Mind you, thinks like spell descriptions and such I print out once. And I make a basic customer character sheet for each character that is very information dense. So front page is everything I need to usual play, back is everything else that. Anything with limited uses (HD, spells, bardic inspiration, etc.) has checkboxes so it's easy for me to note.

So I'm kinda the opposite - I don't mind printing for each level, and there being pencil marks on it between sessions.
 

ccs

41st lv DM
Last year at GenCon I picked up several more of The Worlds Greatest Screen in a variety of colors from Hammerdog Games.
http://hammerdog.com/twgs/
Technically it's a 4 panel (8 if you count front & back ) folding DM screen that you make your own inserts for.
I prefer the full size portrait version myself.

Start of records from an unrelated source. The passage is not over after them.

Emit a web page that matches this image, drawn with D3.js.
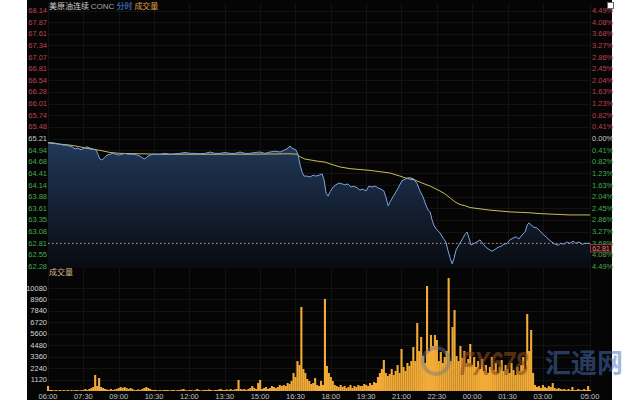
<!DOCTYPE html>
<html><head><meta charset="utf-8">
<script src="https://cdn.jsdelivr.net/npm/d3@7"></script>
<style>body{margin:0;background:#fff;} svg{display:block;}</style>
</head><body><svg id="c" width="640" height="400"></svg>
<script>
// ---------- DATA ----------
const basePrice = 65.21;
const lastPrice = 62.81;
const priceTicks = [68.14,67.87,67.61,67.34,67.07,66.81,66.54,66.28,66.01,65.74,65.48,65.21,64.94,64.68,64.41,64.14,63.88,63.61,63.35,63.08,62.81,62.55,62.28];
const pctLabels = ["4.49%","4.08%","3.68%","3.27%","2.86%","2.45%","2.04%","1.63%","1.23%","0.82%","0.41%","0.00%","0.41%","0.82%","1.23%","1.63%","2.04%","2.45%","2.86%","3.27%","3.68%","4.08%","4.49%"];
const volTicks = [10080,8960,7840,6720,5600,4480,3360,2240,1120];
const timeTickMinutes = [0,90,180,270,360,450,540,630,720,810,900,990,1080,1170,1260,1380];
const timeTickLabels = ["06:00","07:30","09:00","10:30","12:00","13:30","15:00","16:30","18:00","19:30","21:00","22:30","00:00","01:30","03:00","05:00"];

// price line (minutes after 06:00, price)
const priceMinutes = [0,5,13,20,31,38,46,53,61,69,76,84,92,99,107,115,122,127,132,137,143,150,158,165,173,181,188,196,204,211,219,227,234,242,247,252,260,267,275,285,298,311,323,336,349,362,374,387,400,413,425,438,451,463,476,489,502,514,527,540,552,565,578,591,603,611,616,621,626,631,637,642,647,652,659,667,675,682,690,698,703,708,713,718,726,733,741,749,756,764,771,779,787,794,802,810,817,825,833,840,848,855,861,866,871,878,886,894,901,909,917,924,932,940,947,955,962,968,973,978,983,990,998,1006,1013,1018,1024,1029,1034,1039,1046,1054,1062,1067,1072,1077,1085,1092,1100,1108,1115,1123,1130,1138,1146,1153,1161,1169,1176,1184,1192,1199,1207,1215,1220,1225,1230,1237,1245,1253,1260,1268,1276,1283,1291,1299,1306,1314,1321,1329,1337,1344,1352,1360,1367,1375,1380];
const priceValues = [65.11,65.12,65.11,65.10,65.08,65.06,65.06,65.04,65.02,64.97,64.99,64.95,64.99,65.02,64.99,64.97,64.95,64.85,64.74,64.72,64.76,64.83,64.85,64.87,64.85,64.83,64.85,64.87,64.85,64.85,64.85,64.83,64.81,64.76,64.74,64.79,64.83,64.85,64.85,64.85,64.87,64.85,64.86,64.87,64.89,64.87,64.87,64.86,64.87,64.90,64.87,64.87,64.89,64.87,64.87,64.90,64.87,64.87,64.89,64.90,64.87,64.90,64.92,64.90,64.95,64.99,65.04,64.99,64.97,64.95,64.83,64.60,64.44,64.35,64.35,64.33,64.37,64.35,64.37,64.40,64.26,63.96,63.89,63.99,64.10,64.15,64.19,64.17,64.15,64.17,64.10,64.12,64.08,64.03,64.05,64.01,64.12,64.10,64.12,64.08,64.05,64.01,63.85,63.67,63.76,63.87,63.99,64.12,64.24,64.28,64.31,64.31,64.28,64.17,64.01,63.87,63.69,63.57,63.53,63.34,63.21,63.12,63.05,62.93,62.84,62.66,62.47,62.34,62.47,62.66,62.77,62.89,63.02,63.07,62.93,62.77,62.81,62.84,62.89,62.79,62.72,62.67,62.63,62.67,62.72,62.74,62.79,62.81,62.89,62.93,62.96,62.91,63.00,63.07,63.23,63.28,63.23,63.18,63.16,63.09,63.02,62.96,62.89,62.84,62.79,62.77,62.81,62.79,62.84,62.81,62.86,62.81,62.84,62.79,62.81,62.81,62.81];

// average price line
const avgMinutes = [0,31,56,81,107,132,158,183,234,285,387,514,616,634,642,654,667,687,705,718,743,769,794,820,845,871,896,909,922,934,947,973,998,1011,1024,1036,1049,1062,1074,1100,1125,1151,1176,1202,1227,1253,1278,1304,1329,1355,1380];
const avgValues = [65.11,65.08,65.06,65.02,64.97,64.94,64.89,64.87,64.86,64.85,64.85,64.85,64.86,64.85,64.79,64.74,64.72,64.69,64.67,64.63,64.56,64.52,64.50,64.48,64.45,64.42,64.35,64.31,64.28,64.26,64.21,64.12,64.01,63.94,63.85,63.76,63.70,63.67,63.63,63.60,63.57,63.55,63.53,63.52,63.51,63.49,63.48,63.47,63.46,63.46,63.46];

// volume, one value per 5-minute bucket starting 06:00
const volValues = [
490,100,100,50,100,50,100,50,100,50,
100,50,100,50,100,100,50,100,100,200,
100,200,290,390,1570,490,1270,390,290,200,
150,100,200,100,150,200,290,390,290,390,
290,200,290,200,100,100,150,100,200,290,
390,290,200,100,100,100,50,100,50,100,
100,100,50,100,100,50,100,100,150,200,
100,50,100,100,50,100,200,100,50,100,
100,100,150,100,50,100,100,150,200,100,
100,150,100,200,100,150,200,1080,200,150,
200,100,200,290,490,290,200,780,1080,200,
290,390,200,290,490,390,290,390,590,490,
590,490,780,690,980,1760,1370,2930,2540,8220,
2150,1760,1170,980,690,780,1270,590,490,980,
590,9000,2450,1760,1370,980,590,490,390,590,
390,490,290,390,590,290,490,390,590,490,
490,690,590,490,780,590,880,780,1370,1760,
2150,3030,1760,1470,1660,2150,1560,1960,2540,1760,
4110,2350,1960,2740,2450,2930,4300,2930,6650,3910,
5280,3420,2740,10270,3910,5480,4400,5480,4990,2930,
3810,2740,3330,3910,11050,2930,6260,7920,3420,2930,
4400,3230,3910,2740,3130,4600,2540,3330,2350,2930,
2150,3130,1960,2540,1760,2350,3330,2050,2740,1760,
2350,3030,1960,2540,2150,1760,2740,2050,1560,2350,
1960,2540,3330,2150,7530,3910,5970,1760,590,390,
490,290,590,390,290,490,390,780,290,200,
290,200,150,200,100,200,100,390,100,100,
200,100,100,200,100,490,100];
const volStep = 5;

// ---------- DRAW ----------
const svg = d3.select("#c");
const font = "'Liberation Sans', Arial, 'Noto Sans CJK SC', sans-serif";
const cjk = "'Noto Sans CJK SC', 'Liberation Sans', sans-serif";

svg.append("rect").attr("x",27).attr("y",0).attr("width",585).attr("height",400).attr("fill","#050505");

const x = d3.scaleLinear().domain([0,1380]).range([48,590]);
const y = d3.scaleLinear().domain([62.28,68.14]).range([266.5,10.5]);
const yv = d3.scaleLinear().domain([0,11200]).range([391,276.5]);

// faint grid
const grid = svg.append("g").attr("stroke","#131313").attr("stroke-width",1);
timeTickMinutes.forEach(m=>{ grid.append("line").attr("x1",Math.round(x(m))+0.5).attr("x2",Math.round(x(m))+0.5).attr("y1",3).attr("y2",391); });
priceTicks.forEach(p=>{ grid.append("line").attr("x1",48).attr("x2",590).attr("y1",Math.round(y(p))+0.5).attr("y2",Math.round(y(p))+0.5); });
volTicks.forEach(v=>{ grid.append("line").attr("x1",48).attr("x2",590).attr("y1",Math.round(yv(v))+0.5).attr("y2",Math.round(yv(v))+0.5); });

// gradient
const defs = svg.append("defs");
const lg = defs.append("linearGradient").attr("id","ag").attr("gradientUnits","userSpaceOnUse")
  .attr("x1",0).attr("x2",0).attr("y1",140).attr("y2",268);
lg.append("stop").attr("offset",0).attr("stop-color","#21395a");
lg.append("stop").attr("offset",1).attr("stop-color","#080b10");

const pts = priceMinutes.map((m,i)=>[m,priceValues[i]]);
const area = d3.area().x(d=>x(d[0])).y0(268).y1(d=>y(d[1]));
svg.append("path").datum(pts).attr("d",area).attr("fill","url(#ag)");

// last price dotted line
svg.append("line").attr("x1",48).attr("x2",590).attr("y1",y(lastPrice)).attr("y2",y(lastPrice))
  .attr("stroke","#c09a7a").attr("stroke-width",1).attr("stroke-dasharray","1.5,2.5");

// avg line
const line = d3.line().x(d=>x(d[0])).y(d=>y(d[1]));
svg.append("path").datum(avgMinutes.map((m,i)=>[m,avgValues[i]])).attr("d",line)
  .attr("fill","none").attr("stroke","#c9bd5a").attr("stroke-width",1);
// price line
svg.append("path").datum(pts).attr("d",line)
  .attr("fill","none").attr("stroke","#7ea3e0").attr("stroke-width",1);

// volume bars
svg.append("g").selectAll("rect").data(volValues).join("rect")
  .attr("x",(d,i)=>x(i*volStep)-1).attr("width",2.1)
  .attr("y",d=>yv(d)).attr("height",d=>yv(0)-yv(d))
  .attr("fill","#f2ab36");

// left price labels
const colorFor = p => p>basePrice+0.001 ? "#c0404e" : (p<basePrice-0.001 ? "#3fae4c" : "#c8c8c8");
svg.append("g").selectAll("text").data(priceTicks).join("text")
  .attr("x",47).attr("y",d=>y(d)).attr("dy","0.35em").attr("text-anchor","end")
  .attr("font-family",font).attr("font-size",7.5).attr("fill",colorFor).text(d=>d.toFixed(2));
// right pct labels
svg.append("g").selectAll("text").data(priceTicks).join("text")
  .attr("x",592).attr("y",d=>y(d)).attr("dy","0.35em")
  .attr("font-family",font).attr("font-size",7.5).attr("fill",colorFor).text((d,i)=>pctLabels[i]);

// volume labels
svg.append("g").selectAll("text").data(volTicks).join("text")
  .attr("x",47).attr("y",d=>yv(d)).attr("dy","0.35em").attr("text-anchor","end")
  .attr("font-family",font).attr("font-size",7.5).attr("fill","#d4d4d4").text(d=>d);
svg.append("text").attr("x",49).attr("y",272).attr("dy","0.35em").attr("font-family",cjk)
  .attr("font-size",8).attr("fill","#d9b78e").text("成交量");

// time labels
svg.append("g").selectAll("text").data(timeTickMinutes).join("text")
  .attr("x",d=>x(d)).attr("y",396.5).attr("dy","0.35em").attr("text-anchor","middle")
  .attr("font-family",font).attr("font-size",7.5).attr("fill","#c4c4c4").text((d,i)=>timeTickLabels[i]);

// title
const t = svg.append("text").attr("x",49).attr("y",6).attr("dy","0.35em").attr("font-family",cjk).attr("font-size",8);
t.append("tspan").attr("fill","#d0d0d0").text("美原油连续 ");
t.append("tspan").attr("fill","#a8a8a8").attr("font-family",font).text("CONC ");
t.append("tspan").attr("fill","#4d8be0").text("分时 ");
t.append("tspan").attr("fill","#e0a04a").text("成交量");

// last price box (below the dotted line, right edge)
svg.append("rect").attr("x",590.5).attr("y",244.5).attr("width",21).attr("height",7.5)
  .attr("fill","#1a0c0c").attr("stroke","#b04040").attr("stroke-width",0.8);
svg.append("text").attr("x",601).attr("y",248.3).attr("dy","0.35em").attr("text-anchor","middle")
  .attr("font-family",font).attr("font-size",7).attr("fill","#e08080").text(lastPrice.toFixed(2));

// small icon top right
svg.append("rect").attr("x",607.5).attr("y",2.5).attr("width",6).attr("height",6).attr("fill","#fff").attr("stroke","#666");

// watermark
svg.append("circle").attr("cx",436).attr("cy",361).attr("r",13).attr("fill","none").attr("stroke","#6a7890").attr("stroke-width",4).attr("opacity",0.45);
svg.append("text").attr("x",460).attr("y",375).attr("font-family",font).attr("font-weight","bold").attr("font-style","italic")
  .attr("font-size",34).attr("textLength",68).attr("lengthAdjust","spacingAndGlyphs")
  .attr("fill","#8a4a1c").attr("opacity",0.6).text("FX678");
svg.append("text").attr("x",545).attr("y",373).attr("font-family",cjk).attr("font-weight","bold")
  .attr("font-size",27).attr("textLength",78).attr("lengthAdjust","spacingAndGlyphs")
  .attr("fill","#4a70b8").attr("opacity",0.5).text("汇通网");
</script></body></html>
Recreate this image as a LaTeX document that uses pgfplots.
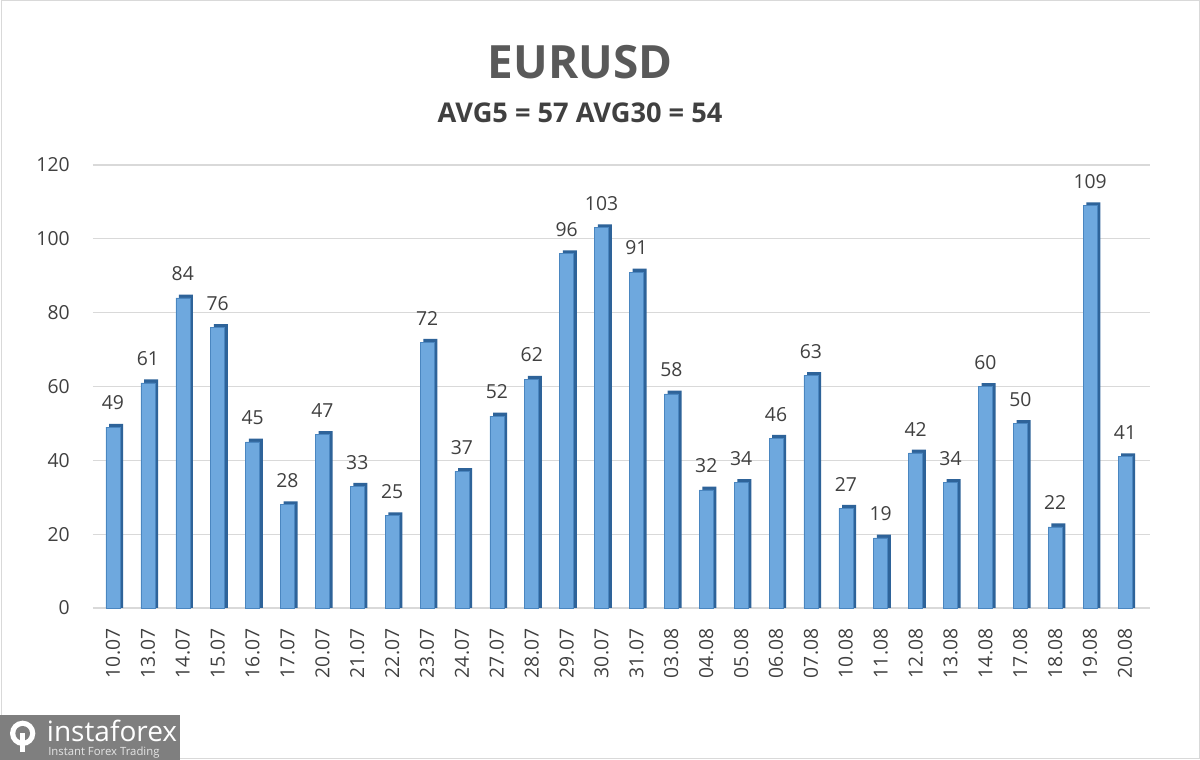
\documentclass[border=0pt]{standalone}
\usepackage{fontspec}
\setmainfont{Open Sans}
\usepackage{pgfplots}
\pgfplotsset{compat=1.18}
\usepackage{pgfplotstable}
\definecolor{barM}{HTML}{6EA8DE}
\definecolor{barE}{HTML}{4A86C0}
\definecolor{barD}{HTML}{2E6399}
\definecolor{gridc}{HTML}{D9D9D9}
\definecolor{txt}{HTML}{404040}
\definecolor{ttl}{HTML}{595959}
\definecolor{logo}{HTML}{7F7F7F}
\pgfplotstableread{
idx v
0 49
1 61
2 84
3 76
4 45
5 28
6 47
7 33
8 25
9 72
10 37
11 52
12 62
13 96
14 103
15 91
16 58
17 32
18 34
19 46
20 63
21 27
22 19
23 42
24 34
25 60
26 50
27 22
28 109
29 41
}\data
\begin{document}
\begin{tikzpicture}[x=1pt,y=1pt]
\path[use as bounding box] (0,0) rectangle (900,570);
\fill[white] (0,0) rectangle (900,570);
\draw[gridc, line width=0.75pt] (0.75,0.75) rectangle (899.25,569.25);
\begin{axis}[
  at={(69.75pt,114pt)}, anchor=south west, scale only axis,
  width=792.75pt, height=332.25pt,
  xmin=-0.573, xmax=29.716, ymin=0, ymax=120,
  ytick={0,20,...,120},
  xtick={0,...,29},
  xticklabels={10.07,13.07,14.07,15.07,16.07,17.07,20.07,21.07,22.07,23.07,24.07,27.07,28.07,29.07,30.07,31.07,03.08,04.08,05.08,06.08,07.08,10.08,11.08,12.08,13.08,14.08,17.08,18.08,19.08,20.08},
  ymajorgrids, grid style={color=gridc, line width=0.9pt},
  axis line style={draw=none},
  major tick length=0pt,
  clip=false,
  /pgf/number format/assume math mode=true,
  yticklabel style={anchor=east, xshift=-14pt, font=\fontsize{14.5}{16}\selectfont, color=txt},
  xticklabel style={rotate=90, anchor=east, xshift=-12pt, font=\fontsize{14.5}{16}\selectfont, color=txt},
]
\addplot[ybar, bar width=10.5pt, bar shift=2.4pt, fill=barD, draw=none] table[x=idx, y expr=\thisrow{v}+0.9] {\data};
\addplot[ybar, bar width=10.5pt, bar shift=0pt, fill=barM, draw=barE, line width=0.4pt,
  nodes near coords, every node near coord/.append style={anchor=south, inner sep=0pt, yshift=12.5pt, font=\fontsize{14.5}{16}\selectfont, color=txt}] table[x=idx, y=v] {\data};
\end{axis}
\node[font=\bfseries\fontsize{34.4}{40}\selectfont, color=ttl] at (435,523.5) {EURUSD};
\node[font=\bfseries\fontsize{20.4}{24}\selectfont, color=txt] at (435,485.25) {AVG5 = 57 AVG30 = 54};
\fill[logo] (0,0) rectangle (135,33.75);
\fill[white] (17,20) circle (9.5);
\fill[logo] (17,20) circle (5.5);
\fill[white] (15.3,6) rectangle (18.7,20);
\node[anchor=base west, inner sep=0pt, font=\fontsize{21}{24}\selectfont, color=white] at (35,14) {instaforex};
\node[anchor=base west, inner sep=0pt, font=\fontsize{8.5}{10}\selectfont, color=white!90!black] at (36,3.5) {Instant Forex Trading};
\end{tikzpicture}
\end{document}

I don't use screens as a DM....

But they make fantastic character folders. And with several colors I have them color-coded to either my characters or the different games I'm in.
I just slot the character sheet, equipment sheet, spell chart/list, Familiar stat page etc into the various panels & use a standard wet erase marker on them. The only time I pull them out is when I need to actually lv up/make some permanent change.
Right now in our PF game I have 2 characters sharing 1 screen. PC1 takes up the 1st four sections, PC2 takes up the next three. The 8th would be the back cover & is blank so far.

The only drawback is that the plastic spine between each panel eventually cracks. So about every three years I replace a couple of screens.
 

CydKnight

Explorer
I compile my character sheets electronically and print them in PDF format and will actually re-print after each session because I like to transpose all of my notes to the electronic version. So I start with a clean and up-to-date printed character sheet for each game session.